WHAT THE TASK REQUIRES: Set down the material below word for word, excluding the pictures.

DATA BLOCK:

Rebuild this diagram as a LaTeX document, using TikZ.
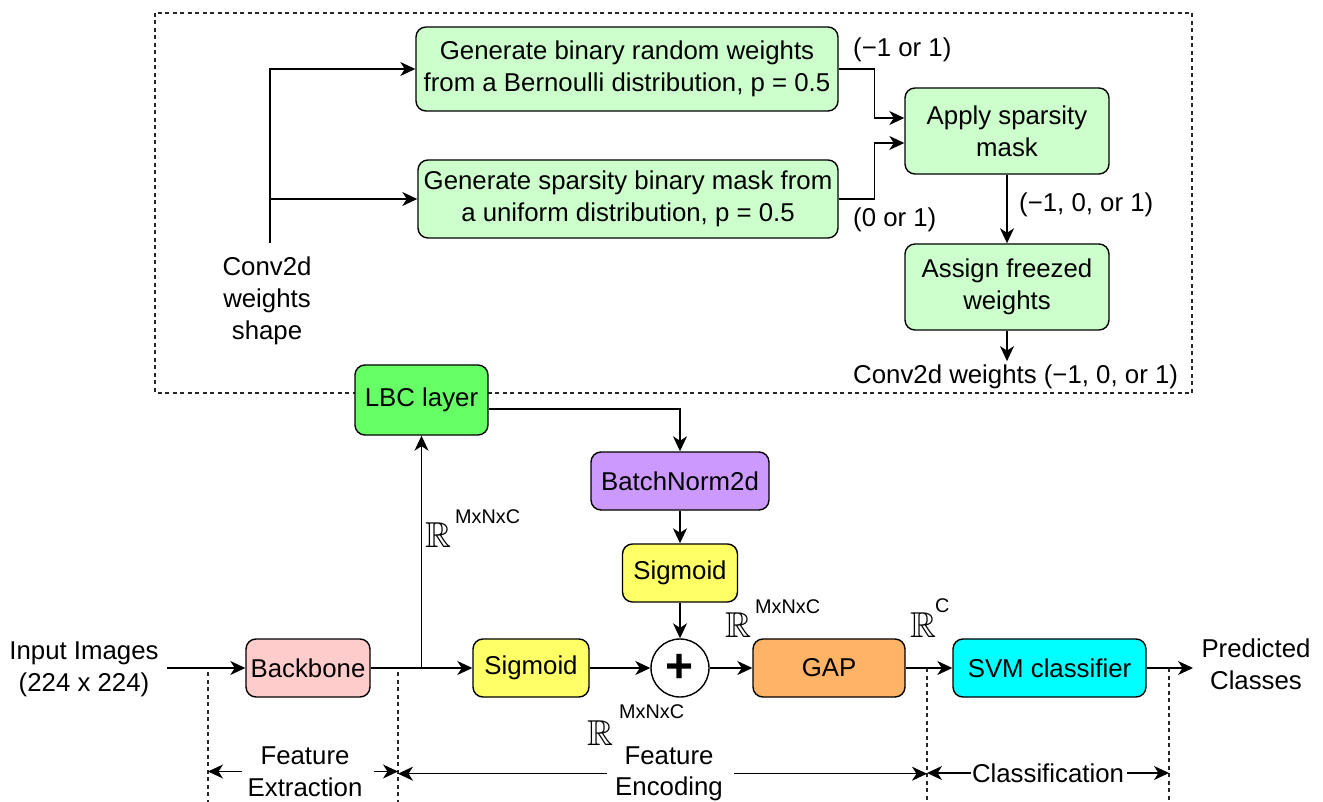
\documentclass[tikz,border=0pt]{standalone}
\usepackage{amssymb}
\usepackage{fontspec}
\setmainfont{Liberation Sans}
\usetikzlibrary{arrows.meta}
\definecolor{gfill}{HTML}{CCFFCC}
\definecolor{lbcg}{HTML}{66FF66}
\definecolor{bnp}{HTML}{CC99FF}
\definecolor{sigy}{HTML}{FFFF66}
\definecolor{bbp}{HTML}{FFCCCC}
\definecolor{gapo}{HTML}{FFB366}
\definecolor{svmc}{HTML}{00FFFF}
\begin{document}
\begin{tikzpicture}[x=1pt,y=-1pt,
  every node/.style={font=\fontsize{25.8}{31.7}\selectfont},
  box/.style={draw=black, line width=1.4pt, rounded corners=10pt, inner sep=0pt, align=center},
  arr/.style={-{Stealth[length=15pt,width=14pt,inset=4.5pt]}, line width=1.4pt},
  dsh/.style={dash pattern=on 4pt off 3.5pt, line width=1.1pt, draw=black!85},
  lbl/.style={inner sep=3pt, align=center},
  rlbl/.style={inner sep=0pt, anchor=base west},
]
\fill[white] (0,0) rectangle (1323,802);
\useasboundingbox (0,0) rectangle (1323,802);

% dashed frame
\draw[dsh] (155,13) rectangle (1192,393);

% top part
\node[box, fill=gfill, minimum width=422pt, minimum height=84pt] (gen1) at (627,69) {Generate binary random weights\\from a Bernoulli distribution, p = 0.5};
\node[box, fill=gfill, minimum width=420pt, minimum height=78pt] (gen2) at (628,199) {Generate sparsity binary mask from\\a uniform distribution, p = 0.5};
\node[box, fill=gfill, minimum width=204pt, minimum height=86pt] (apply) at (1007,131) {Apply sparsity\\mask};
\node[box, fill=gfill, minimum width=204pt, minimum height=86pt] (assign) at (1007,287) {Assign freezed\\weights};

\node[lbl] (shape) at (267,300.7) {Conv2d\\weights\\shape};
\coordinate (sb) at (270,243);
\coordinate (sm) at (270,199);
\draw[arr] (sb) |- (gen1.west);
\draw[arr] (sm) -- (gen2.west);

\draw[arr] (gen1.east) -- ++(36,0) |- ([yshift=13pt]apply.west);
\draw[arr] (gen2.east) -- ++(36,0) |- ([yshift=-12pt]apply.west);
\draw[arr] (apply) -- (assign);

\node[lbl, anchor=base west] (l1) at (850,57) {(−1 or 1)};
\node[lbl, anchor=base west] (l2) at (850,227) {(0 or 1)};
\node[lbl, anchor=base west] (l3) at (1016,212) {(−1, 0, or 1)};
\node[lbl, anchor=base west] (outw) at (850,383) {Conv2d weights (−1, 0, or 1)};
\draw[arr] (assign.south) -- (assign.south |- outw.north);

% middle
\node[box, fill=lbcg, minimum width=133pt, minimum height=70pt] (lbc) at (421.5,400) {LBC layer};
\node[box, fill=bnp, minimum width=178pt, minimum height=58pt] (bn) at (680,481) {BatchNorm2d};
\node[box, fill=sigy, minimum width=115pt, minimum height=58pt] (sig2) at (680,573) {Sigmoid};

% main row
\node[box, fill=bbp, minimum width=124pt, minimum height=58pt] (backbone) at (308,668) {Backbone};
\node[box, fill=sigy, minimum width=116pt, minimum height=58pt] (sig1) at (531,668) {Sigmoid};
\node[circle, draw=black, line width=1.4pt, fill=white, minimum size=58pt, inner sep=0pt, font=\fontsize{48}{48}\selectfont\bfseries] (plus) at (680,668) {+};
\node[box, fill=gapo, minimum width=152pt, minimum height=58pt] (gap) at (829,668) {GAP};
\node[box, fill=svmc, minimum width=193pt, minimum height=58pt] (svm) at (1049.5,668) {SVM classifier};

\node[lbl] (inp) at (84,669) {Input Images\\(224 x 224)};
\node[lbl] (pred) at (1256,664.5) {Predicted\\Classes};
\coordinate (inarr) at (167,668);
\coordinate (outarr) at (1193,668);

\draw[arr] (inarr) -- (backbone.west);
\draw[arr] (backbone.east) -- (sig1.west);
\coordinate (brL) at (lbc.south |- backbone.east);
\draw[arr] (brL) -- (lbc.south);
\draw[arr] ([yshift=-9pt]lbc.east) -| (bn.north);
\draw[arr] (bn) -- (sig2);
\draw[arr] (sig2) -- (plus);
\draw[arr] (sig1) -- (plus);
\draw[arr] (plus) -- (gap);
\draw[arr] (gap) -- (svm);
\draw[arr] (svm.east) -- (outarr);

% R labels
\node[rlbl] (r1) at (425,547) {{\fontsize{36}{36}\selectfont$\mathbb{R}$}\hspace{4pt}\raisebox{24pt}{\fontsize{19.8}{24}\selectfont MxNxC}};
\node[rlbl] (r2) at (725,637) {{\fontsize{36}{36}\selectfont$\mathbb{R}$}\hspace{4pt}\raisebox{24pt}{\fontsize{19.8}{24}\selectfont MxNxC}};
\node[rlbl] (r3) at (587,745) {{\fontsize{36}{36}\selectfont$\mathbb{R}$}\hspace{6pt}\raisebox{27pt}{\fontsize{19.8}{24}\selectfont MxNxC}};
\node[rlbl] (r4) at (910,637) {{\fontsize{36}{36}\selectfont$\mathbb{R}$}\hspace{-1pt}\raisebox{25pt}{\fontsize{19.8}{24}\selectfont C}};

% stage separators
\coordinate (d1t) at (208,672); \coordinate (d1b) at (208,802);
\coordinate (d2t) at (398,672); \coordinate (d2b) at (398,802);
\coordinate (d3t) at (927,668); \coordinate (d3b) at (927,802);
\coordinate (d4t) at (1169,668); \coordinate (d4b) at (1169,802);
\draw[dsh] (d1t) -- (d1b);
\draw[dsh] (d2t) -- (d2b);
\draw[dsh] (d3t) -- (d3b);
\draw[dsh] (d4t) -- (d4b);

\node[lbl] (fe) at (305,771.5) {Feature\\Extraction};
\node[lbl] (enc) at (669,773.7) {Feature\\Encoding};
\node[lbl] (cls) at (1048,773) {Classification};

\draw[arr] ([xshift=-2pt]fe.west) -- (fe.west -| d1t);
\draw[arr] ([xshift=8pt]fe.east) -- (fe.east -| d2t);
\draw[arr] ([xshift=-5pt]enc.west) -- (enc.west -| d2t);
\draw[arr] ([xshift=8pt]enc.east) -- (enc.east -| d3t);
\draw[arr] ([xshift=2pt]cls.west) -- (cls.west -| d3t);
\draw[arr] (cls.east) -- (cls.east -| d4t);
\end{tikzpicture}
\end{document}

RESPONSE TO THIS TASK:
Rebuild this diagram as a LaTeX document, using TikZ.
\documentclass[tikz,border=0pt]{standalone}
\usepackage{amssymb}
\usepackage{fontspec}
\setmainfont{Liberation Sans}
\usetikzlibrary{arrows.meta}
\definecolor{gfill}{HTML}{CCFFCC}
\definecolor{lbcg}{HTML}{66FF66}
\definecolor{bnp}{HTML}{CC99FF}
\definecolor{sigy}{HTML}{FFFF66}
\definecolor{bbp}{HTML}{FFCCCC}
\definecolor{gapo}{HTML}{FFB366}
\definecolor{svmc}{HTML}{00FFFF}
\begin{document}
\begin{tikzpicture}[x=1pt,y=-1pt,
  every node/.style={font=\fontsize{25.8}{31.7}\selectfont},
  box/.style={draw=black, line width=1.4pt, rounded corners=10pt, inner sep=0pt, align=center},
  arr/.style={-{Stealth[length=15pt,width=14pt,inset=4.5pt]}, line width=1.4pt},
  dsh/.style={dash pattern=on 4pt off 3.5pt, line width=1.1pt, draw=black!85},
  lbl/.style={inner sep=3pt, align=center},
  rlbl/.style={inner sep=0pt, anchor=base west},
]
\fill[white] (0,0) rectangle (1323,802);
\useasboundingbox (0,0) rectangle (1323,802);

% dashed frame
\draw[dsh] (155,13) rectangle (1192,393);

% top part
\node[box, fill=gfill, minimum width=422pt, minimum height=84pt] (gen1) at (627,69) {Generate binary random weights\\from a Bernoulli distribution, p = 0.5};
\node[box, fill=gfill, minimum width=420pt, minimum height=78pt] (gen2) at (628,199) {Generate sparsity binary mask from\\a uniform distribution, p = 0.5};
\node[box, fill=gfill, minimum width=204pt, minimum height=86pt] (apply) at (1007,131) {Apply sparsity\\mask};
\node[box, fill=gfill, minimum width=204pt, minimum height=86pt] (assign) at (1007,287) {Assign freezed\\weights};

\node[lbl] (shape) at (267,300.7) {Conv2d\\weights\\shape};
\coordinate (sb) at (270,243);
\coordinate (sm) at (270,199);
\draw[arr] (sb) |- (gen1.west);
\draw[arr] (sm) -- (gen2.west);

\draw[arr] (gen1.east) -- ++(36,0) |- ([yshift=13pt]apply.west);
\draw[arr] (gen2.east) -- ++(36,0) |- ([yshift=-12pt]apply.west);
\draw[arr] (apply) -- (assign);

\node[lbl, anchor=base west] (l1) at (850,57) {(−1 or 1)};
\node[lbl, anchor=base west] (l2) at (850,227) {(0 or 1)};
\node[lbl, anchor=base west] (l3) at (1016,212) {(−1, 0, or 1)};
\node[lbl, anchor=base west] (outw) at (850,383) {Conv2d weights (−1, 0, or 1)};
\draw[arr] (assign.south) -- (assign.south |- outw.north);

% middle
\node[box, fill=lbcg, minimum width=133pt, minimum height=70pt] (lbc) at (421.5,400) {LBC layer};
\node[box, fill=bnp, minimum width=178pt, minimum height=58pt] (bn) at (680,481) {BatchNorm2d};
\node[box, fill=sigy, minimum width=115pt, minimum height=58pt] (sig2) at (680,573) {Sigmoid};

% main row
\node[box, fill=bbp, minimum width=124pt, minimum height=58pt] (backbone) at (308,668) {Backbone};
\node[box, fill=sigy, minimum width=116pt, minimum height=58pt] (sig1) at (531,668) {Sigmoid};
\node[circle, draw=black, line width=1.4pt, fill=white, minimum size=58pt, inner sep=0pt, font=\fontsize{48}{48}\selectfont\bfseries] (plus) at (680,668) {+};
\node[box, fill=gapo, minimum width=152pt, minimum height=58pt] (gap) at (829,668) {GAP};
\node[box, fill=svmc, minimum width=193pt, minimum height=58pt] (svm) at (1049.5,668) {SVM classifier};

\node[lbl] (inp) at (84,669) {Input Images\\(224 x 224)};
\node[lbl] (pred) at (1256,664.5) {Predicted\\Classes};
\coordinate (inarr) at (167,668);
\coordinate (outarr) at (1193,668);

\draw[arr] (inarr) -- (backbone.west);
\draw[arr] (backbone.east) -- (sig1.west);
\coordinate (brL) at (lbc.south |- backbone.east);
\draw[arr] (brL) -- (lbc.south);
\draw[arr] ([yshift=-9pt]lbc.east) -| (bn.north);
\draw[arr] (bn) -- (sig2);
\draw[arr] (sig2) -- (plus);
\draw[arr] (sig1) -- (plus);
\draw[arr] (plus) -- (gap);
\draw[arr] (gap) -- (svm);
\draw[arr] (svm.east) -- (outarr);

% R labels
\node[rlbl] (r1) at (425,547) {{\fontsize{36}{36}\selectfont$\mathbb{R}$}\hspace{4pt}\raisebox{24pt}{\fontsize{19.8}{24}\selectfont MxNxC}};
\node[rlbl] (r2) at (725,637) {{\fontsize{36}{36}\selectfont$\mathbb{R}$}\hspace{4pt}\raisebox{24pt}{\fontsize{19.8}{24}\selectfont MxNxC}};
\node[rlbl] (r3) at (587,745) {{\fontsize{36}{36}\selectfont$\mathbb{R}$}\hspace{6pt}\raisebox{27pt}{\fontsize{19.8}{24}\selectfont MxNxC}};
\node[rlbl] (r4) at (910,637) {{\fontsize{36}{36}\selectfont$\mathbb{R}$}\hspace{-1pt}\raisebox{25pt}{\fontsize{19.8}{24}\selectfont C}};

% stage separators
\coordinate (d1t) at (208,672); \coordinate (d1b) at (208,802);
\coordinate (d2t) at (398,672); \coordinate (d2b) at (398,802);
\coordinate (d3t) at (927,668); \coordinate (d3b) at (927,802);
\coordinate (d4t) at (1169,668); \coordinate (d4b) at (1169,802);
\draw[dsh] (d1t) -- (d1b);
\draw[dsh] (d2t) -- (d2b);
\draw[dsh] (d3t) -- (d3b);
\draw[dsh] (d4t) -- (d4b);

\node[lbl] (fe) at (305,771.5) {Feature\\Extraction};
\node[lbl] (enc) at (669,773.7) {Feature\\Encoding};
\node[lbl] (cls) at (1048,773) {Classification};

\draw[arr] ([xshift=-2pt]fe.west) -- (fe.west -| d1t);
\draw[arr] ([xshift=8pt]fe.east) -- (fe.east -| d2t);
\draw[arr] ([xshift=-5pt]enc.west) -- (enc.west -| d2t);
\draw[arr] ([xshift=8pt]enc.east) -- (enc.east -| d3t);
\draw[arr] ([xshift=2pt]cls.west) -- (cls.west -| d3t);
\draw[arr] (cls.east) -- (cls.east -| d4t);
\end{tikzpicture}
\end{document}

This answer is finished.